[Prompt]
Pictures aside, repeat every entry exactly.

[Entries with chart source code]
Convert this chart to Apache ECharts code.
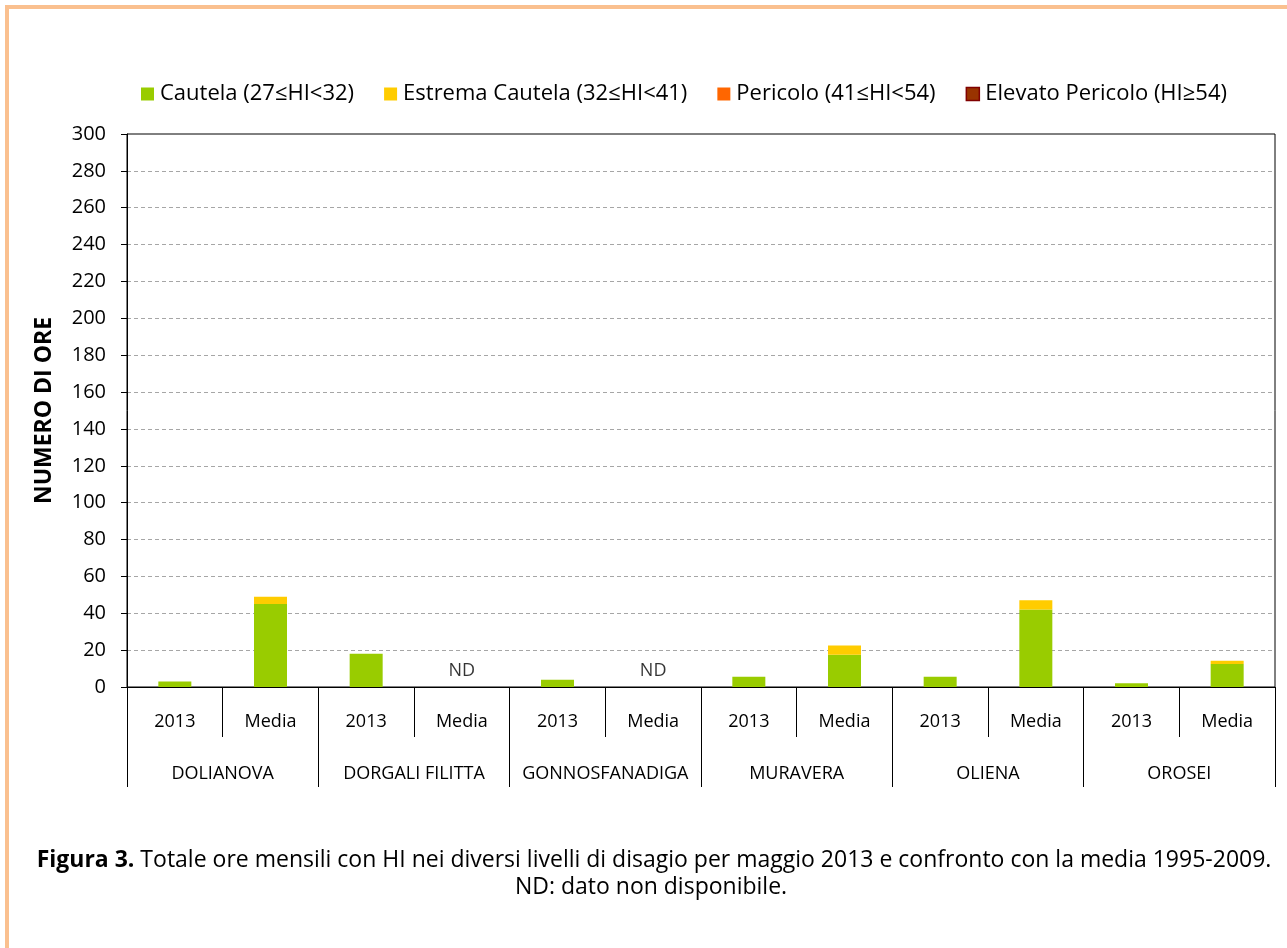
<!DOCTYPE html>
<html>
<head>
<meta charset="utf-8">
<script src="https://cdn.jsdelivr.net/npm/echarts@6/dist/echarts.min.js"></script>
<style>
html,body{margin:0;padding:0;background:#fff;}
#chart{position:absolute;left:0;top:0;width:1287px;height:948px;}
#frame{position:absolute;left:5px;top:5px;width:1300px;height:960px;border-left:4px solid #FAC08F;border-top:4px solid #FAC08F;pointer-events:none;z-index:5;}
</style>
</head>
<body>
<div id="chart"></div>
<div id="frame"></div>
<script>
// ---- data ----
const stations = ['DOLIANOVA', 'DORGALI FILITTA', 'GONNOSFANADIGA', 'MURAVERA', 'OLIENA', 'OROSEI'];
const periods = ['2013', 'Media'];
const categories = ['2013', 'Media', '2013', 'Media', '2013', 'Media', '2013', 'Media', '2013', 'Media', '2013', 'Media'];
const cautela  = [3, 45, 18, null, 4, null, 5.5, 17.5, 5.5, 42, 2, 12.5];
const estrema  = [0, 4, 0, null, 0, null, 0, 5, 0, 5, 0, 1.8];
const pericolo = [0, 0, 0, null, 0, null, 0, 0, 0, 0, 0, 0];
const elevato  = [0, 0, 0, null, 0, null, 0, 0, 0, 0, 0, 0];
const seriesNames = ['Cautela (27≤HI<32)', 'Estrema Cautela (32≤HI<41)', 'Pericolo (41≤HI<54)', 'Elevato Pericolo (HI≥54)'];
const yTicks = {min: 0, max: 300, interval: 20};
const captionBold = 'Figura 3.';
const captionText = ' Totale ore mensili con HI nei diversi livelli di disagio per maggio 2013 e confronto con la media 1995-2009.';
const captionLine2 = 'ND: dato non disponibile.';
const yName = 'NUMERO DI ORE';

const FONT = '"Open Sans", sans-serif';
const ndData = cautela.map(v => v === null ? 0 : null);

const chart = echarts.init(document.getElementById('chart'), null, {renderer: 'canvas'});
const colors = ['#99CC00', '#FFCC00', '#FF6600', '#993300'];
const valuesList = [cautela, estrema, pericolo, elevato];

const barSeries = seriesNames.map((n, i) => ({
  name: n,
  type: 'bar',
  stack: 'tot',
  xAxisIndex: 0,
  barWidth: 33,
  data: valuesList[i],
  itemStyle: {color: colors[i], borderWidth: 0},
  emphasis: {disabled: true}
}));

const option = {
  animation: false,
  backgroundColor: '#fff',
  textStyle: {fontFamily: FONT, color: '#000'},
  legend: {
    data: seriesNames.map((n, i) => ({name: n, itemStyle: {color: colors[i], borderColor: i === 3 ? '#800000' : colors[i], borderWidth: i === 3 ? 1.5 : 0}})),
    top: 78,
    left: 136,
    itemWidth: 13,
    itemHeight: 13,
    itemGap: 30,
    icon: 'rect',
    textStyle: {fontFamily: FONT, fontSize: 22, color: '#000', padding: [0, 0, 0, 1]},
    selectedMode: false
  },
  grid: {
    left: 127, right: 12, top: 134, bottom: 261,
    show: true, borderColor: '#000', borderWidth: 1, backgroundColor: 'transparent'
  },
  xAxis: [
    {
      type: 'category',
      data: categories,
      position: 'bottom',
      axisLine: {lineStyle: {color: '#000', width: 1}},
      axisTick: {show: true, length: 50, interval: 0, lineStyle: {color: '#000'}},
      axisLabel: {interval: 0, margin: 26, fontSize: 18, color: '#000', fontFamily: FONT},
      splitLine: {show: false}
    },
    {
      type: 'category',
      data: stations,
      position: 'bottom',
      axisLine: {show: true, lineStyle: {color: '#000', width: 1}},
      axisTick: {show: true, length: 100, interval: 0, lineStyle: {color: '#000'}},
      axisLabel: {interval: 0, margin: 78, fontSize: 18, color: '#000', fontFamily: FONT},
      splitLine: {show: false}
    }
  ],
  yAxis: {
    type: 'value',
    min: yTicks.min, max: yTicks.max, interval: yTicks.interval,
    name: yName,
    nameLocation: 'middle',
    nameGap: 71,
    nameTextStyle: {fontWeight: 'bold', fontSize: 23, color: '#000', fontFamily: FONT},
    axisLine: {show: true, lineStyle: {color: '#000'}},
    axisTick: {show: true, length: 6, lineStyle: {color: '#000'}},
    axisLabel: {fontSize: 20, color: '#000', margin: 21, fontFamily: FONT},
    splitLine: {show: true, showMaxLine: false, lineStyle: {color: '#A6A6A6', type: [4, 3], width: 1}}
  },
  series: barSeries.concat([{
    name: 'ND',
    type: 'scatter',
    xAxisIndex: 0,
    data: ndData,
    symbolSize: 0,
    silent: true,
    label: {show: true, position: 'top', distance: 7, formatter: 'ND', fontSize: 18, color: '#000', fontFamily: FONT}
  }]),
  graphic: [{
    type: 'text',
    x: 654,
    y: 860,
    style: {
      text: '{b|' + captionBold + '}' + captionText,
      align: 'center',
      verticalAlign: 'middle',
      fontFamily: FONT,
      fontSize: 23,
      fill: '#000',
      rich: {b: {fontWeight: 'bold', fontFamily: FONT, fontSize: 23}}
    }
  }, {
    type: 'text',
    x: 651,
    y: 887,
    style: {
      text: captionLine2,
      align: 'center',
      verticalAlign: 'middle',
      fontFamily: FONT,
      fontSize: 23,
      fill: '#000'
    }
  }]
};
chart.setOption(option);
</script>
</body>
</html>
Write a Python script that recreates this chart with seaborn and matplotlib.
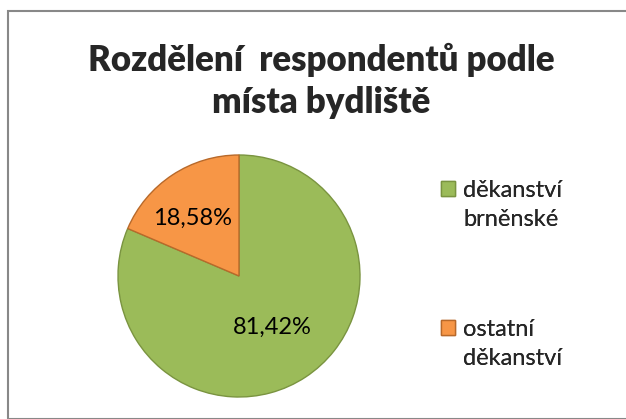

[Problem solution]
Convert this chart to Apache ECharts code.
<!DOCTYPE html>
<html>
<head>
<meta charset="utf-8">
<script src="https://cdn.jsdelivr.net/npm/echarts@6/dist/echarts.min.js"></script>
<style>
html,body{margin:0;padding:0;background:#fff;}
#chart{position:absolute;left:0;top:0;width:1287px;height:948px;}
#frame{position:absolute;left:5px;top:5px;width:1300px;height:960px;border-left:4px solid #FAC08F;border-top:4px solid #FAC08F;pointer-events:none;z-index:5;}
</style>
</head>
<body>
<div id="chart"></div>
<div id="frame"></div>
<script>
// ---- data ----
const stations = ['DOLIANOVA', 'DORGALI FILITTA', 'GONNOSFANADIGA', 'MURAVERA', 'OLIENA', 'OROSEI'];
const periods = ['2013', 'Media'];
const categories = ['2013', 'Media', '2013', 'Media', '2013', 'Media', '2013', 'Media', '2013', 'Media', '2013', 'Media'];
const cautela  = [3, 45, 18, null, 4, null, 5.5, 17.5, 5.5, 42, 2, 12.5];
const estrema  = [0, 4, 0, null, 0, null, 0, 5, 0, 5, 0, 1.8];
const pericolo = [0, 0, 0, null, 0, null, 0, 0, 0, 0, 0, 0];
const elevato  = [0, 0, 0, null, 0, null, 0, 0, 0, 0, 0, 0];
const seriesNames = ['Cautela (27≤HI<32)', 'Estrema Cautela (32≤HI<41)', 'Pericolo (41≤HI<54)', 'Elevato Pericolo (HI≥54)'];
const yTicks = {min: 0, max: 300, interval: 20};
const captionBold = 'Figura 3.';
const captionText = ' Totale ore mensili con HI nei diversi livelli di disagio per maggio 2013 e confronto con la media 1995-2009.';
const captionLine2 = 'ND: dato non disponibile.';
const yName = 'NUMERO DI ORE';

const FONT = '"Open Sans", sans-serif';
const ndData = cautela.map(v => v === null ? 0 : null);

const chart = echarts.init(document.getElementById('chart'), null, {renderer: 'canvas'});
const colors = ['#99CC00', '#FFCC00', '#FF6600', '#993300'];
const valuesList = [cautela, estrema, pericolo, elevato];

const barSeries = seriesNames.map((n, i) => ({
  name: n,
  type: 'bar',
  stack: 'tot',
  xAxisIndex: 0,
  barWidth: 33,
  data: valuesList[i],
  itemStyle: {color: colors[i], borderWidth: 0},
  emphasis: {disabled: true}
}));

const option = {
  animation: false,
  backgroundColor: '#fff',
  textStyle: {fontFamily: FONT, color: '#000'},
  legend: {
    data: seriesNames.map((n, i) => ({name: n, itemStyle: {color: colors[i], borderColor: i === 3 ? '#800000' : colors[i], borderWidth: i === 3 ? 1.5 : 0}})),
    top: 78,
    left: 136,
    itemWidth: 13,
    itemHeight: 13,
    itemGap: 30,
    icon: 'rect',
    textStyle: {fontFamily: FONT, fontSize: 22, color: '#000', padding: [0, 0, 0, 1]},
    selectedMode: false
  },
  grid: {
    left: 127, right: 12, top: 134, bottom: 261,
    show: true, borderColor: '#000', borderWidth: 1, backgroundColor: 'transparent'
  },
  xAxis: [
    {
      type: 'category',
      data: categories,
      position: 'bottom',
      axisLine: {lineStyle: {color: '#000', width: 1}},
      axisTick: {show: true, length: 50, interval: 0, lineStyle: {color: '#000'}},
      axisLabel: {interval: 0, margin: 26, fontSize: 18, color: '#000', fontFamily: FONT},
      splitLine: {show: false}
    },
    {
      type: 'category',
      data: stations,
      position: 'bottom',
      axisLine: {show: true, lineStyle: {color: '#000', width: 1}},
      axisTick: {show: true, length: 100, interval: 0, lineStyle: {color: '#000'}},
      axisLabel: {interval: 0, margin: 78, fontSize: 18, color: '#000', fontFamily: FONT},
      splitLine: {show: false}
    }
  ],
  yAxis: {
    type: 'value',
    min: yTicks.min, max: yTicks.max, interval: yTicks.interval,
    name: yName,
    nameLocation: 'middle',
    nameGap: 71,
    nameTextStyle: {fontWeight: 'bold', fontSize: 23, color: '#000', fontFamily: FONT},
    axisLine: {show: true, lineStyle: {color: '#000'}},
    axisTick: {show: true, length: 6, lineStyle: {color: '#000'}},
    axisLabel: {fontSize: 20, color: '#000', margin: 21, fontFamily: FONT},
    splitLine: {show: true, showMaxLine: false, lineStyle: {color: '#A6A6A6', type: [4, 3], width: 1}}
  },
  series: barSeries.concat([{
    name: 'ND',
    type: 'scatter',
    xAxisIndex: 0,
    data: ndData,
    symbolSize: 0,
    silent: true,
    label: {show: true, position: 'top', distance: 7, formatter: 'ND', fontSize: 18, color: '#000', fontFamily: FONT}
  }]),
  graphic: [{
    type: 'text',
    x: 654,
    y: 860,
    style: {
      text: '{b|' + captionBold + '}' + captionText,
      align: 'center',
      verticalAlign: 'middle',
      fontFamily: FONT,
      fontSize: 23,
      fill: '#000',
      rich: {b: {fontWeight: 'bold', fontFamily: FONT, fontSize: 23}}
    }
  }, {
    type: 'text',
    x: 651,
    y: 887,
    style: {
      text: captionLine2,
      align: 'center',
      verticalAlign: 'middle',
      fontFamily: FONT,
      fontSize: 23,
      fill: '#000'
    }
  }]
};
chart.setOption(option);
</script>
</body>
</html>
Write a Python script that recreates this chart with seaborn and matplotlib.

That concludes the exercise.